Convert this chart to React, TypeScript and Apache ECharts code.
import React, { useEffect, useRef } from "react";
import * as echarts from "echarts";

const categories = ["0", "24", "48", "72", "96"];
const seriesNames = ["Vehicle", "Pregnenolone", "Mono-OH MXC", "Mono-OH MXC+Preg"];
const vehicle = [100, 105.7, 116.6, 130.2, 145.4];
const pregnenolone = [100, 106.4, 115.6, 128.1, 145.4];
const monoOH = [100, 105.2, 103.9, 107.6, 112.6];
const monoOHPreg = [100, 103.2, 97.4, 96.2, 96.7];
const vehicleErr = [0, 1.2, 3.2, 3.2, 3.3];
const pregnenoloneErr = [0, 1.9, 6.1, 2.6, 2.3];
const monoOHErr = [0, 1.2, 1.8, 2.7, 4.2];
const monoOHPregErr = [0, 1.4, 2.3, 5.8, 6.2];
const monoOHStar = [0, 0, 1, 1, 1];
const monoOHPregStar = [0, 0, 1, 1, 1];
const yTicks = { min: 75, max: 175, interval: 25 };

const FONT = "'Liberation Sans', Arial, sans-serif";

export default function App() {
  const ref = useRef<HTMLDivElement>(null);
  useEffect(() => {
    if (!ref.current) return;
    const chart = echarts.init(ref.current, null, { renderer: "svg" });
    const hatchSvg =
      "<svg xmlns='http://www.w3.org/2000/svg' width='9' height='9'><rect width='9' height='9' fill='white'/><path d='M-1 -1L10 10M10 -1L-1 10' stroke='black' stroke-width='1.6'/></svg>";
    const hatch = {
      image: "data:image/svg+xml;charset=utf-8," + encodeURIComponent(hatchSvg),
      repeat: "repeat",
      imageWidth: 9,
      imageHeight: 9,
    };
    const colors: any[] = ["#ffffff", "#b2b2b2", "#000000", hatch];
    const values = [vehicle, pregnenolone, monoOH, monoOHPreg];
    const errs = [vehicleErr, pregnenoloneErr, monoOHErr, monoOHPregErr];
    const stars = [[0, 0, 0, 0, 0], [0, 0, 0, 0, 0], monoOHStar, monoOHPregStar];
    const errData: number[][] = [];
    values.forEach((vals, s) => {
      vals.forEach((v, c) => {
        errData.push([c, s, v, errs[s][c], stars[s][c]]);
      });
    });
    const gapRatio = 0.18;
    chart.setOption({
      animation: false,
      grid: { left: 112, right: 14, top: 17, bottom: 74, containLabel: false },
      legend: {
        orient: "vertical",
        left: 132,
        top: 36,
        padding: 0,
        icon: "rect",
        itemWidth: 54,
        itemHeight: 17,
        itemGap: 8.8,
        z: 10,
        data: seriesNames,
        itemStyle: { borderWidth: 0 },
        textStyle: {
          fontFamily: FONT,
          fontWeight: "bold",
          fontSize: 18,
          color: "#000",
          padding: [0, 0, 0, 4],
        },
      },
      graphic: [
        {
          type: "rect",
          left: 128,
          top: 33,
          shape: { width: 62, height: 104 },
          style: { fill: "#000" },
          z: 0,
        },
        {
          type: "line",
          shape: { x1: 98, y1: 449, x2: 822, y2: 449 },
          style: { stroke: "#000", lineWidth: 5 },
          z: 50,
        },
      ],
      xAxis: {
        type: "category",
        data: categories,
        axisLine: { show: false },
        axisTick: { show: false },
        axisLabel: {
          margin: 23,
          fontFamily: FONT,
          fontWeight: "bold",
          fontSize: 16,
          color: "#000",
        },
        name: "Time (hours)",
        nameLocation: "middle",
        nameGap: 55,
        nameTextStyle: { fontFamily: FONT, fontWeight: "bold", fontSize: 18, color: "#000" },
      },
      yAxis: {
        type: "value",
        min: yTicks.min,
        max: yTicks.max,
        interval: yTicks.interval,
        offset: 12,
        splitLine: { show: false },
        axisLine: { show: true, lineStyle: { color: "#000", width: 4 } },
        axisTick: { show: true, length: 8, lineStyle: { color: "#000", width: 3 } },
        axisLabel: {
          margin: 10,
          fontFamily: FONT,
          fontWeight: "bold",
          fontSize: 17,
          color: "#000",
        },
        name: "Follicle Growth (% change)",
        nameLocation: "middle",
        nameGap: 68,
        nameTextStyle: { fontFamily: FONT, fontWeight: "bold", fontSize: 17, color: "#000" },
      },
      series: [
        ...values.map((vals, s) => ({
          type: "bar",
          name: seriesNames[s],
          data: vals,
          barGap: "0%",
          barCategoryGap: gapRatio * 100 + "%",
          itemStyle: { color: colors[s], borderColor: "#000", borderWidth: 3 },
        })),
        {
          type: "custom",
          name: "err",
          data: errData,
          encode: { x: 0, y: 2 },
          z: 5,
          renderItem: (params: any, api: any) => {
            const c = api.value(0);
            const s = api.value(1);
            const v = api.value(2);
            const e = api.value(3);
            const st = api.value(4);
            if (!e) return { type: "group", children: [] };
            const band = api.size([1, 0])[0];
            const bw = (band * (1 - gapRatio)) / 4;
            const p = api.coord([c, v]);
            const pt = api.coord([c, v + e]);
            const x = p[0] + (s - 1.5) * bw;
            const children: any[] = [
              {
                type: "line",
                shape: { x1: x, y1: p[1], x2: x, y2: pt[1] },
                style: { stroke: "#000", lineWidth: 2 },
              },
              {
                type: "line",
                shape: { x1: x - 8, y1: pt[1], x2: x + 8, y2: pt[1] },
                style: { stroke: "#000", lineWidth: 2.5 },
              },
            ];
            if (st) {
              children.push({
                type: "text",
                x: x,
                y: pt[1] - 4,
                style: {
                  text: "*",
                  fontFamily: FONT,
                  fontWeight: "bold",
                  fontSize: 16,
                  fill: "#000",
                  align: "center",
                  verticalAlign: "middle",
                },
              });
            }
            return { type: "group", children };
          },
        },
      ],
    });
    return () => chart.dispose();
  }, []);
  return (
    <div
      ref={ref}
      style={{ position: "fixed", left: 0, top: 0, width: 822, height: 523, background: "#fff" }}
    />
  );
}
..........
> _Request_
Restate the listing exactly, starting at its first line and ending at the line where "import * as" occurs; include both and no other lines.

> _Output below_
Convert this chart to React, TypeScript and Apache ECharts code.
import React, { useEffect, useRef } from "react";
import * as echarts from "echarts";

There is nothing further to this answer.